Eating with dinosaurs

A new study shows that microscopic analysis of scratches on teeth can shed light on the past and has, in fact, shown that a species of dinosaur from the Cretaceous period chewed in a unique way.

The study, led by the University of Leicester and working with researchers from the Natural History Museum, used a new approach to analyse the feeding mechanisms of dinosaurs and understand their place in the ecosystems of tens of millions of years ago.

Palaeontologist Mark Purnell of the University of Leicester Department of Geology, who led the research, said: ‘For millions of years, until their extinction at the end of the Cretaceous period, duck-billed dinosaurs – or hadrosaurs – were the world’s dominant herbivores. They must have been able to break down their food somehow, but without the complex jaw joint of mammals they would not have been able to chew in the same way, and it is difficult to work out how they ate.

‘Our study uses a new approach based on analysis of the microscopic scratches that formed on hadrosaur’s teeth as they fed, tens of millions of years ago. The scratches have been preserved intact since the animals died. They can tell us precisely how hadrosaur jaws moved, and the kind of food these huge herbivores ate, but nobody has tried to analyse them before.’

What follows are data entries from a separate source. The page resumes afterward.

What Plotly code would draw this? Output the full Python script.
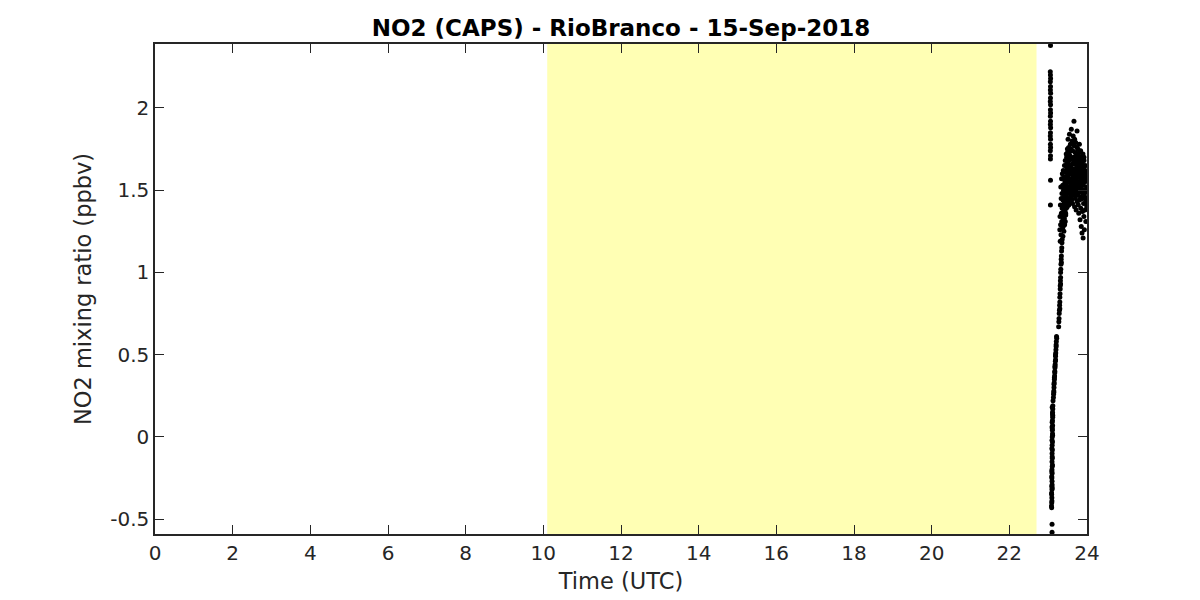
import plotly.graph_objects as go

# ---- data (Time in UTC hours, NO2 in ppbv) ----
# early high-valued column (instrument start)
t_a = [23.060, 23.055, 23.058, 23.062, 23.056, 23.060, 23.057, 23.063, 23.059, 23.055,
       23.061, 23.058, 23.062, 23.056, 23.060, 23.057, 23.063, 23.059, 23.055, 23.061,
       23.058, 23.062, 23.056, 23.060, 23.058, 23.060, 23.058]
v_a = [2.38, 2.22, 2.20, 2.18, 2.16, 2.13, 2.11, 2.09, 2.06, 2.04,
       2.02, 1.99, 1.97, 1.95, 1.92, 1.90, 1.88, 1.85, 1.83, 1.81,
       1.78, 1.76, 1.74, 1.71, 1.69, 1.56, 1.41]

# low column
t_b = [23.100, 23.100, 23.090, 23.092, 23.095, 23.090, 23.098, 23.093, 23.100, 23.095,
       23.102, 23.097, 23.104, 23.099, 23.106, 23.101, 23.108, 23.103, 23.110, 23.105,
       23.112, 23.107, 23.114, 23.110, 23.116, 23.112, 23.118, 23.120, 23.125,
       23.096, 23.101, 23.094, 23.104, 23.099, 23.108, 23.103, 23.112,
       23.085, 23.088, 23.105, 23.092, 23.110, 23.096, 23.114, 23.100, 23.118, 23.105]
v_b = [-0.58, -0.53, -0.43, -0.40, -0.37, -0.35, -0.32, -0.30, -0.27, -0.25,
       -0.22, -0.20, -0.18, -0.15, -0.13, -0.10, -0.08, -0.05, -0.03, 0.00,
       0.02, 0.05, 0.07, 0.10, 0.12, 0.14, 0.17, 0.19, 0.22,
       -0.39, -0.29, -0.21, -0.12, -0.02, 0.04, 0.09, 0.15,
       -0.42, -0.34, -0.31, -0.24, -0.17, -0.07, 0.01, 0.06, 0.13, 0.18]

# rising segment
t_c = [23.135, 23.140, 23.145, 23.150, 23.155, 23.160, 23.165, 23.170, 23.175, 23.180,
       23.185, 23.190, 23.195, 23.200, 23.205, 23.210, 23.215, 23.150, 23.170, 23.190,
       23.145, 23.160, 23.175, 23.190, 23.205, 23.220]
v_c = [0.24, 0.26, 0.28, 0.30, 0.33, 0.35, 0.37, 0.40, 0.42, 0.44,
       0.46, 0.49, 0.51, 0.53, 0.56, 0.58, 0.61, 0.32, 0.39, 0.47,
       0.27, 0.36, 0.43, 0.50, 0.55, 0.60]

t_d = [23.270, 23.275, 23.280, 23.285, 23.290, 23.295, 23.300, 23.300, 23.305, 23.310,
       23.310, 23.315, 23.320, 23.320, 23.325, 23.330, 23.335, 23.340, 23.345, 23.350,
       23.355, 23.360, 23.300, 23.320, 23.340]
v_d = [0.67, 0.70, 0.72, 0.75, 0.77, 0.80, 0.82, 0.85, 0.87, 0.90,
       0.92, 0.95, 0.97, 1.00, 1.02, 1.05, 1.08, 1.10, 1.13, 1.15,
       1.18, 1.20, 0.78, 0.93, 1.06]

# plateau
t_e = [23.380, 23.384, 23.388, 23.392, 23.396, 23.400, 23.404, 23.408, 23.412, 23.416,
       23.420, 23.424, 23.428, 23.432, 23.436, 23.440, 23.444, 23.448, 23.452, 23.456,
       23.460, 23.464, 23.468, 23.472, 23.476, 23.480, 23.484, 23.488, 23.492, 23.496,
       23.500, 23.504, 23.508, 23.512, 23.516, 23.520, 23.524, 23.528, 23.532, 23.536,
       23.540, 23.544, 23.548, 23.552, 23.556, 23.560, 23.564, 23.568, 23.572, 23.576,
       23.580, 23.584, 23.588, 23.592, 23.596, 23.600, 23.604, 23.608, 23.612, 23.616,
       23.620, 23.624, 23.628, 23.632, 23.636, 23.640, 23.644, 23.648, 23.652, 23.656,
       23.660, 23.664, 23.668, 23.672, 23.676, 23.680, 23.684, 23.688, 23.692, 23.696,
       23.700, 23.704, 23.708, 23.712, 23.716, 23.720, 23.724, 23.728, 23.732, 23.736,
       23.740, 23.744, 23.748, 23.752, 23.756, 23.760, 23.764, 23.768, 23.772, 23.776,
       23.780, 23.784, 23.788, 23.792, 23.796, 23.800, 23.804, 23.808, 23.812, 23.816,
       23.820, 23.824, 23.828, 23.832, 23.836, 23.840, 23.844, 23.848, 23.852, 23.856,
       23.860, 23.864, 23.868, 23.872, 23.876, 23.880, 23.884, 23.888, 23.892, 23.896,
       23.900, 23.904, 23.908, 23.912, 23.916, 23.920, 23.924, 23.928, 23.932, 23.936,
       23.940, 23.946, 23.952, 23.958, 23.964, 23.970, 23.976, 23.982, 23.988, 23.994,
       23.999]
v_e = [1.22, 1.35, 1.28, 1.41, 1.30, 1.46, 1.25, 1.38, 1.50, 1.33,
       1.44, 1.29, 1.52, 1.37, 1.48, 1.31, 1.56, 1.42, 1.35, 1.58,
       1.47, 1.62, 1.39, 1.55, 1.70, 1.44, 1.51, 1.66, 1.40, 1.59,
       1.73, 1.48, 1.57, 1.81, 1.45, 1.63, 1.52, 1.76, 1.41, 1.60,
       1.68, 1.50, 1.84, 1.55, 1.43, 1.71, 1.62, 1.49, 1.78, 1.57,
       1.64, 1.46, 1.75, 1.53, 1.87, 1.60, 1.44, 1.69, 1.56, 1.80,
       1.51, 1.66, 1.42, 1.74, 1.58, 1.49, 1.83, 1.61, 1.54, 1.70,
       1.47, 1.92, 1.63, 1.52, 1.77, 1.40, 1.59, 1.68, 1.55, 1.73,
       1.45, 1.61, 1.79, 1.50, 1.66, 1.38, 1.57, 1.72, 1.48, 1.64,
       1.54, 1.86, 1.43, 1.69, 1.58, 1.47, 1.75, 1.52, 1.63, 1.41,
       1.60, 1.71, 1.36, 1.55, 1.67, 1.49, 1.78, 1.44, 1.62, 1.53,
       1.32, 1.58, 1.68, 1.46, 1.74, 1.39, 1.56, 1.64, 1.28, 1.51,
       1.61, 1.45, 1.70, 1.24, 1.55, 1.66, 1.37, 1.59, 1.48, 1.72,
       1.21, 1.53, 1.63, 1.42, 1.57, 1.34, 1.68, 1.50, 1.26, 1.60,
       1.46, 1.55, 1.38, 1.62, 1.49, 1.31, 1.58, 1.44, 1.52, 1.40,
       1.50]

# extra scatter inside the plateau cloud
t_f = [23.300, 23.305, 23.310, 23.315, 23.320, 23.325, 23.330, 23.335, 23.340, 23.345,
       23.350, 23.355, 23.360, 23.365, 23.370, 23.375, 23.380, 23.385, 23.390, 23.395,
       23.400, 23.405, 23.410, 23.415, 23.420, 23.425, 23.430, 23.435, 23.440, 23.445,
       23.450, 23.455, 23.460, 23.465, 23.470, 23.475, 23.480, 23.485, 23.490, 23.495,
       23.502, 23.514, 23.526, 23.538, 23.550, 23.562, 23.574, 23.586, 23.598, 23.610,
       23.622, 23.634, 23.646, 23.658, 23.670, 23.682, 23.694, 23.706, 23.718, 23.730,
       23.742, 23.754, 23.766, 23.778, 23.790, 23.802, 23.814, 23.826, 23.838, 23.850,
       23.862, 23.874, 23.886, 23.898, 23.910, 23.922, 23.934, 23.946, 23.958, 23.970,
       23.982, 23.994]
v_f = [1.26, 1.34, 1.19, 1.41, 1.29, 1.52, 1.23, 1.45, 1.36, 1.57,
       1.31, 1.48, 1.39, 1.60, 1.27, 1.53, 1.44, 1.33, 1.62, 1.50,
       1.37, 1.58, 1.43, 1.30, 1.65, 1.47, 1.55, 1.40, 1.68, 1.51,
       1.36, 1.61, 1.46, 1.72, 1.54, 1.42, 1.64, 1.57, 1.49, 1.75,
       1.58, 1.66, 1.52, 1.72, 1.61, 1.55, 1.69, 1.47, 1.74, 1.63,
       1.57, 1.78, 1.53, 1.67, 1.60, 1.81, 1.50, 1.70, 1.62, 1.56,
       1.76, 1.65, 1.51, 1.69, 1.58, 1.73, 1.54, 1.66, 1.49, 1.61,
       1.57, 1.67, 1.45, 1.63, 1.55, 1.70, 1.48, 1.59, 1.65, 1.42,
       1.56, 1.61]

# shaded period (UTC hours)
shade_start = 10.10
shade_end = 22.70

x_ticks = [0, 2, 4, 6, 8, 10, 12, 14, 16, 18, 20, 22, 24]
y_ticks = [-0.5, 0, 0.5, 1, 1.5, 2]
y_tick_text = ["-0.5", "0", "0.5", "1", "1.5", "2"]

title = "NO2 (CAPS) - RioBranco - 15-Sep-2018"
x_label = "Time (UTC)"
y_label = "NO2 mixing ratio (ppbv)"

# ---- figure ----
t_all = t_a + t_b + t_c + t_d + t_e + t_f
v_all = v_a + v_b + v_c + v_d + v_e + v_f

ink = "#262626"
fig = go.Figure()
fig.add_trace(go.Scatter(
    x=t_all, y=v_all, mode="markers",
    marker=dict(color="black", size=5, line=dict(width=0)),
    showlegend=False,
))

fig.add_shape(type="rect", xref="x", yref="paper",
              x0=shade_start, x1=shade_end, y0=0, y1=1,
              fillcolor="#FFFFB4", line=dict(width=0), layer="below")

# page body adds an 8px offset; margins compensate so the axes box
# sits at x 155..1087, y 44..534 in the 1200x600 window
fig.update_layout(
    width=1200, height=600,
    margin=dict(l=147, r=121, t=36, b=74),
    paper_bgcolor="white", plot_bgcolor="white",
    font=dict(family="DejaVu Sans", size=20, color=ink),
    title=dict(text="<b>" + title + "</b>", x=(621 - 8) / 1200, xanchor="center",
               y=1 - (28 - 8) / 600, yanchor="middle",
               font=dict(family="DejaVu Sans", size=23, color="black")),
)
fig.update_xaxes(
    range=[0, 24], tickvals=x_ticks, ticktext=[str(v) for v in x_ticks],
    ticks="inside", ticklen=9, tickwidth=1, tickcolor=ink,
    showline=True, linecolor=ink, linewidth=1.5, mirror="ticks",
    showgrid=False, zeroline=False,
    title=dict(text=x_label, font=dict(size=22.5), standoff=9),
    tickfont=dict(size=20),
)
fig.update_yaxes(
    range=[-0.59, 2.389], tickvals=y_ticks, ticktext=y_tick_text,
    ticks="inside", ticklen=9, tickwidth=1, tickcolor=ink,
    showline=True, linecolor=ink, linewidth=1.5, mirror="ticks",
    showgrid=False, zeroline=False,
    title=dict(text=y_label, font=dict(size=22.5), standoff=12),
    tickfont=dict(size=20),
)

fig.write_html("out.html")
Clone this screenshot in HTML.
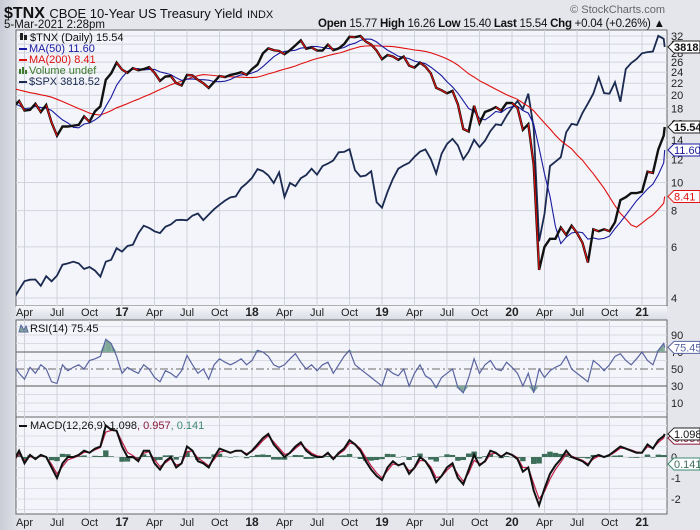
<!DOCTYPE html>
<html><head><meta charset="utf-8"><style>
body{margin:0;background:#fff;}
svg{display:block;font-family:"Liberation Sans",sans-serif;}
</style></head><body>
<svg id="chart" width="700" height="530" viewBox="0 0 700 530">
<defs>
<linearGradient id="bg" x1="0" y1="0" x2="1" y2="0"><stop offset="0" stop-color="#c9ccd6"/><stop offset="0.03" stop-color="#e4e6ec"/><stop offset="1" stop-color="#e4e6ec"/></linearGradient>
<linearGradient id="axg" x1="0" y1="0" x2="0" y2="1"><stop offset="0" stop-color="#f6f7fa"/><stop offset="1" stop-color="#d9dce4"/></linearGradient>
</defs>
<rect x="0" y="0" width="700" height="530" fill="url(#bg)"/>
<rect x="16" y="30" width="651" height="276" fill="#f4f5fa" stroke="#666"/>
<rect x="16" y="306" width="651" height="14" fill="url(#axg)"/>
<rect x="16" y="320" width="651" height="97" fill="#f4f5fa" stroke="#666"/>
<rect x="16" y="417" width="651" height="97" fill="#f4f5fa" stroke="#666"/>
<g id="grid"></g><g id="marks"></g><g id="labels"></g>
<text x="4" y="18" font-size="16" font-weight="bold" fill="#111">$TNX <tspan font-size="13" font-weight="normal">CBOE 10-Year US Treasury Yield</tspan> <tspan font-size="11" font-weight="normal">INDX</tspan></text>
<text x="4" y="28" font-size="11.5" fill="#111">5-Mar-2021 2:28pm</text>
<text x="665" y="13" font-size="11" fill="#666" text-anchor="end">© StockCharts.com</text>
<text x="665" y="27" font-size="11.5" fill="#111" text-anchor="end" textLength="347"><tspan font-weight="bold">Open</tspan> 15.77 <tspan font-weight="bold">High</tspan> 16.26 <tspan font-weight="bold">Low</tspan> 15.40 <tspan font-weight="bold">Last</tspan> 15.54 <tspan font-weight="bold">Chg</tspan> +0.04 (+0.26%) ▲</text>
<g font-size="11">
<rect x="20" y="33" width="3" height="7" fill="#222"/><rect x="24" y="35" width="3" height="5" fill="#222"/>
<text x="30" y="41" fill="#111">$TNX (Daily) 15.54</text>
<rect x="19" y="48" width="8" height="2" fill="#1a1aa0"/><text x="29" y="52" fill="#1a1aa0">MA(50) 11.60</text>
<rect x="19" y="59" width="8" height="2" fill="#e01010"/><text x="29" y="63" fill="#e01010">MA(200) 8.41</text>
<rect x="19" y="69" width="2" height="5" fill="#3a7a2a"/><rect x="22" y="67" width="2" height="7" fill="#3a7a2a"/><rect x="25" y="70" width="2" height="4" fill="#3a7a2a"/><text x="29" y="74" fill="#3a7a2a">Volume undef</text>
<rect x="19" y="81" width="8" height="2" fill="#1a2a50"/><text x="29" y="85" fill="#1a2a50">$SPX 3818.52</text>
</g>
<g font-size="11">
<path d="M19 332 L21 325 L24 330 L26 326 L28 332 Z" fill="#7fa898" stroke="#5a64a0"/>
<text x="30" y="332" fill="#111">RSI(14) 75.45</text>
</g>
<g font-size="11">
<rect x="19" y="425" width="8" height="2" fill="#111"/>
<text x="30" y="429" fill="#111">MACD(12,26,9) 1.098<tspan fill="#8b1a3a">, 0.957</tspan><tspan fill="#3d8a70">, 0.141</tspan></text>
</g>
</svg>
<script>
// ---- data (semi-monthly, Mar 2016 .. Mar 5 2021) ----
const tnxPrior = [22.0,23.5,23.5,22.0,22.0,21.5,21.0,21.5,20.5,20.5,22.0,22.5,22.0,22.5,22.8,22.3,21.0,19.8,17.5,17.4];
const tnx = [18.3,19.1,17.7,17.8,18.7,17.5,18.5,16.1,14.5,15.6,15.6,15.7,15.8,16.9,16.2,17.6,18.3,22.6,23.8,25.9,
24.5,23.9,24.8,24.4,24.6,25.0,23.9,22.4,23.2,23.3,22.0,21.6,23.5,23.4,22.6,22.0,21.2,22.2,23.3,23.1,23.5,23.7,24.0,23.5,
24.6,25.5,27.9,29.0,28.6,28.4,27.7,28.6,29.7,30.9,28.9,29.2,28.5,28.5,29.9,28.6,29.0,30.0,31.8,31.7,32.0,30.6,29.9,28.5,
26.6,27.5,27.2,26.5,27.2,25.3,24.9,25.9,25.1,23.8,21.2,20.8,20.3,20.7,18.6,15.3,15.0,18.4,16.0,17.5,17.8,18.2,17.7,18.8,
18.8,18.1,15.2,15.9,11.5,5.0,6.0,6.4,6.4,7.0,6.6,7.1,6.7,6.2,5.3,6.9,6.8,6.9,6.8,7.3,8.7,8.9,9.2,9.2,
9.3,10.9,10.8,13.0,14.5,15.54];
const spx = [1978,2027,2072,2080,2081,2047,2099,2071,2102,2163,2170,2180,2170,2139,2150,2130,2097,2180,2191,2258,
2238,2271,2279,2347,2395,2381,2360,2349,2388,2402,2430,2432,2429,2459,2472,2430,2465,2500,2529,2557,2579,2585,2643,2675,
2713,2776,2762,2731,2677,2752,2581,2677,2655,2711,2734,2779,2736,2798,2816,2840,2901,2904,2924,2768,2723,2730,2760,2546,
2510,2616,2706,2779,2803,2822,2867,2905,2923,2850,2744,2890,2964,3004,2953,2847,2906,2997,2940,2990,3066,3120,3113,3191,
3258,3316,3248,3380,3090,2300,2470,2799,2830,2864,3056,3124,3115,3215,3294,3381,3527,3385,3380,3483,3310,3605,3662,3701,
3756,3768,3774,3932,3901,3818.52];
const rsi = [55,45,38,52,45,55,50,35,33,55,48,52,55,50,60,62,65,85,80,65,
45,52,48,45,55,50,40,35,48,45,40,48,66,55,45,50,38,55,62,58,55,58,62,55,
60,72,70,65,55,52,55,62,68,58,50,55,48,55,58,45,55,65,72,55,50,45,40,35,
30,50,45,42,50,30,45,55,42,38,28,40,45,50,28,22,40,62,45,55,60,50,48,58,
52,45,30,45,22,50,40,48,52,55,65,50,45,40,35,60,55,48,55,65,68,60,55,62,
70,60,55,72,80,75.45];
const macd = [-0.2,0.3,-0.3,0.1,-0.1,0.1,0.0,-0.5,-1.0,-0.3,0.0,0.0,0.1,0.3,0.2,0.4,0.5,1.5,1.3,1.25,
0.5,0.0,0.0,-0.2,0.3,0.3,-0.3,-0.6,-0.2,0.0,-0.5,-0.3,0.5,0.3,-0.2,-0.3,-0.5,0.0,0.4,0.3,0.2,0.3,0.3,0.1,
0.3,0.6,0.9,1.1,0.6,0.3,0.0,0.2,0.5,0.7,0.3,0.1,0.0,0.0,0.2,-0.1,0.2,0.4,0.8,0.6,0.3,-0.2,-0.6,-0.9,
-1.1,-0.5,-0.2,-0.4,-0.3,-0.8,-0.5,0.0,-0.2,-0.6,-1.2,-0.9,-0.5,-0.3,-1.0,-1.3,-0.6,0.1,-0.4,-0.2,0.3,0.2,0.0,0.2,
0.1,-0.1,-0.7,-0.5,-1.6,-2.3,-1.5,-0.8,-0.4,-0.1,0.3,0.0,-0.1,-0.2,-0.4,0.0,0.1,0.0,0.1,0.3,0.5,0.4,0.3,0.2,
0.2,0.6,0.4,0.8,1.0,1.098];
const priceTicks = [4,6,8,10,12,14,16,18,20,22,24,26,28,30,32];
const rsiTicks = [10,30,50,70,90];
const macdTicks = [-2,-1,0,1];
const quarterLabels = ["Apr","Jul","Oct","17","Apr","Jul","Oct","18","Apr","Jul","Oct","19","Apr","Jul","Oct","20","Apr","Jul","Oct","21"];

// ---- scales ----
const NS="http://www.w3.org/2000/svg";
function tOf(i){ return i===tnx.length-1 ? 2021.175 : 2016.167 + i/24; }
function xT(t){ return 382 + (t-2019)*130; }
function xI(i){ return xT(tOf(i)); }
function yP(v){ return 36 + 126*Math.log(32/v); }
function yS(v){ return 47 + 383*Math.log(3818.52/v); }
function yR(v){ return 369 - (v-50)*0.85; }
function yM(v){ return 457 - v*21; }
const grid=document.getElementById('grid'), marks=document.getElementById('marks'), labels=document.getElementById('labels');
function mk(tag, attrs, parent){ const e=document.createElementNS(NS,tag); for(const k in attrs) e.setAttribute(k, attrs[k]); parent.appendChild(e); return e; }

// grids
priceTicks.forEach(v=>{
  const l=mk('line',{x1:16,x2:667,y1:yP(v),y2:yP(v),stroke:'#d2d5de','stroke-width':1},grid);
  
  
  const t=mk('text',{x:671,y:yP(v)+4,'font-size':11,fill:'#222'},labels);
  t.textContent=v;
  
  
});
for(let v=0; v<=100; v+=10){
  if(v===30||v===70||v===50) continue;
  const l=mk('line',{x1:16,x2:667,y1:yR(v),y2:yR(v),stroke:'#d8dbe3'},grid);
  
  
}
for(let v=-2.5; v<=1.5; v+=0.5){
  const l=mk('line',{x1:16,x2:667,y1:yM(v),y2:yM(v),stroke:'#dcdfe6'},grid);
  
  
}
quarterLabels.forEach((q,k)=>{
  const t=2016.25 + k*0.25, x=xT(t);
  [[30,306],[320,417],[417,514]].forEach(r=>{
    const l=mk('line',{x1:x,x2:x,y1:r[0],y2:r[1],stroke:'#cfd2db'},grid);
    
    
  });
  const bold=/^\d/.test(q);
  [316,526].forEach(y=>{
    const tx=mk('text',{x:x,y:y,'font-size':bold?12:11,'font-weight':bold?'bold':'normal','text-anchor':'middle',fill:'#222'},labels);
    tx.textContent=q;
    
    
  });
});
rsiTicks.forEach(v=>{
  const dark=(v===30||v===70);
  if(dark||v===50){
    const l=mk('line',{x1:16,x2:667,y1:yR(v),y2:yR(v),stroke:v===50?'#888':'#777','stroke-width':1.2,'stroke-dasharray':v===50?'8,3,2,3':'none'},grid);
    
    
  }
  const t=mk('text',{x:671,y:yR(v)+4,'font-size':11,fill:'#222'},labels);
  t.textContent=v;
  
  
});
macdTicks.forEach(v=>{
  const t=mk('text',{x:671,y:yM(v)+4,'font-size':11,fill:'#222'},labels);
  t.textContent=v;
  
  
});

// clip
const defs=document.querySelector('defs');
[['cp',16,30,651,276],['cr',16,320,651,97],['cm',16,417,651,97]].forEach(c=>{
  const cp=mk('clipPath',{id:c[0]},defs); mk('rect',{x:c[1],y:c[2],width:c[3],height:c[4]},cp);
});
const gP=mk('g',{'clip-path':'url(#cp)'},marks), gR=mk('g',{'clip-path':'url(#cr)'},marks), gM=mk('g',{'clip-path':'url(#cm)'},marks);
function pts(arr, yf){ return arr.map((v,i)=>xI(i).toFixed(1)+','+yf(v).toFixed(1)).join(' '); }

// SPX
const sp=mk('polyline',{points:pts(spx,yS),fill:'none',stroke:'#1a2a50','stroke-width':1.8},gP);


// moving averages
const full=tnxPrior.concat(tnx);
function ma(n){ return tnx.map((v,i)=>{ const j=i+tnxPrior.length; const s=full.slice(Math.max(0,j-n+1),j+1); return s.reduce((a,b)=>a+b,0)/s.length; }); }
const ma200=ma(19), ma50=ma(5);
const m2=mk('polyline',{points:pts(ma200,yP),fill:'none',stroke:'#e01010','stroke-width':1.1},gP);


const m5=mk('polyline',{points:pts(ma50,yP),fill:'none',stroke:'#1a1aa0','stroke-width':1.1},gP);


// TNX price
const tl=mk('polyline',{points:pts(tnx,yP),fill:'none',stroke:'#111','stroke-width':2.4},gP);


for(let i=1;i<tnx.length;i++){
  if(tnx[i]<tnx[i-1]){
    const s=mk('line',{x1:xI(i-1),y1:yP(tnx[i-1]),x2:xI(i),y2:yP(tnx[i]),stroke:'#e01010','stroke-width':1.2},gP);
    
    
  }
}
// RSI fills
function rsiFill(level, above){
  for(let i=1;i<rsi.length;i++){
    const a=rsi[i-1], b=rsi[i];
    const ca=above? Math.max(a,level):Math.min(a,level), cb=above?Math.max(b,level):Math.min(b,level);
    if(ca===level && cb===level) continue;
    const p=mk('polygon',{points:`${xI(i-1)},${yR(level)} ${xI(i-1)},${yR(ca)} ${xI(i)},${yR(cb)} ${xI(i)},${yR(level)}`,fill:'#7fa898'},gR);
    
    
  }
}
rsiFill(70,true); rsiFill(30,false);
const rl=mk('polyline',{points:pts(rsi,yR),fill:'none',stroke:'#5a64a0','stroke-width':1.2},gR);


// MACD
const signal=[]; macd.forEach((v,i)=>signal.push(i===0?v:0.7*v+0.3*signal[i-1]));
const bw=5.4;
macd.forEach((v,i)=>{
  const h=v-signal[i];
  const r=mk('rect',{x:xI(i)-bw/2,y:Math.min(yM(0),yM(h)),width:bw,height:Math.abs(yM(h)-yM(0)),fill:'#3d6e5a'},gM);
  
  
});
const sl=mk('polyline',{points:pts(signal,yM),fill:'none',stroke:'#c0204a','stroke-width':1.2},gM);


const ml=mk('polyline',{points:pts(macd,yM),fill:'none',stroke:'#111','stroke-width':2},gM);



// value tags
function tag(y, txt, border, color, bold, name){
  const g=mk('g',{},labels);
  
  
  mk('polygon',{points:`668,${y} 674,${y-6} 700,${y-6} 700,${y+6} 674,${y+6}`,fill:'#fff',stroke:border,'stroke-width':1},g);
  const t=mk('text',{x:674,y:y+4,'font-size':11,'font-weight':bold?'bold':'normal',fill:color},g);
  t.textContent=txt;
}
tag(yS(spx[spx.length-1]),'3818.5','#222','#111',true,'spx-value-tag');
tag(yP(tnx[tnx.length-1]),'15.54','#222','#111',true,'tnx-value-tag');
tag(yP(ma50[ma50.length-1]),'11.60','#1a1aa0','#1a1aa0',false,'ma50-value-tag');
tag(yP(ma200[ma200.length-1]),'8.41','#e01010','#e01010',false,'ma200-value-tag');
tag(yR(rsi[rsi.length-1]),'75.45','#5a64a0','#5a64a0',false,'rsi-value-tag');
tag(yM(signal[signal.length-1])+3,'0.957','#8b1a3a','#8b1a3a',false,'signal-value-tag');
tag(yM(macd[macd.length-1]),'1.098','#222','#111',false,'macd-value-tag');
tag(yM(0)+7,'0.141','#3d8a70','#3d6e5a',false,'histogram-value-tag');
</script>
</body></html>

The researchers say that the scratches reveal that the movements of hadrosaur teeth were complex and involved up and down, sideways and front to back motion. According to Paul Barrett, a palaeontologist at the Natural History Museum: ‘This shows that hadrosaurs did chew, but in a completely different way to anything alive today. Rather than a flexible lower jaw joint, they had a hinge between the upper jaws and the rest of the skull. As they bit down on their food the upper jaws were forced outwards, flexing along this hinge so that the tooth surfaces slid sideways across. One of the big surprises of this study is that so much information about such large animals can be gleaned from such a tiny patch of tooth.

‘By looking at the pattern of scratches in an area that is only about as wide as a couple of human hairs we can work out how and what these huge herbivores were eating,’ notes Vince Williams of the University of Leicester. ‘And because we can analyse single teeth, rather than whole skeletons, the technique has the potential to tell us a lot more about dinosaur feeding and the ecosystems in which they lived.’

The results have been published in the Proceedings of the National Academy of Sciences.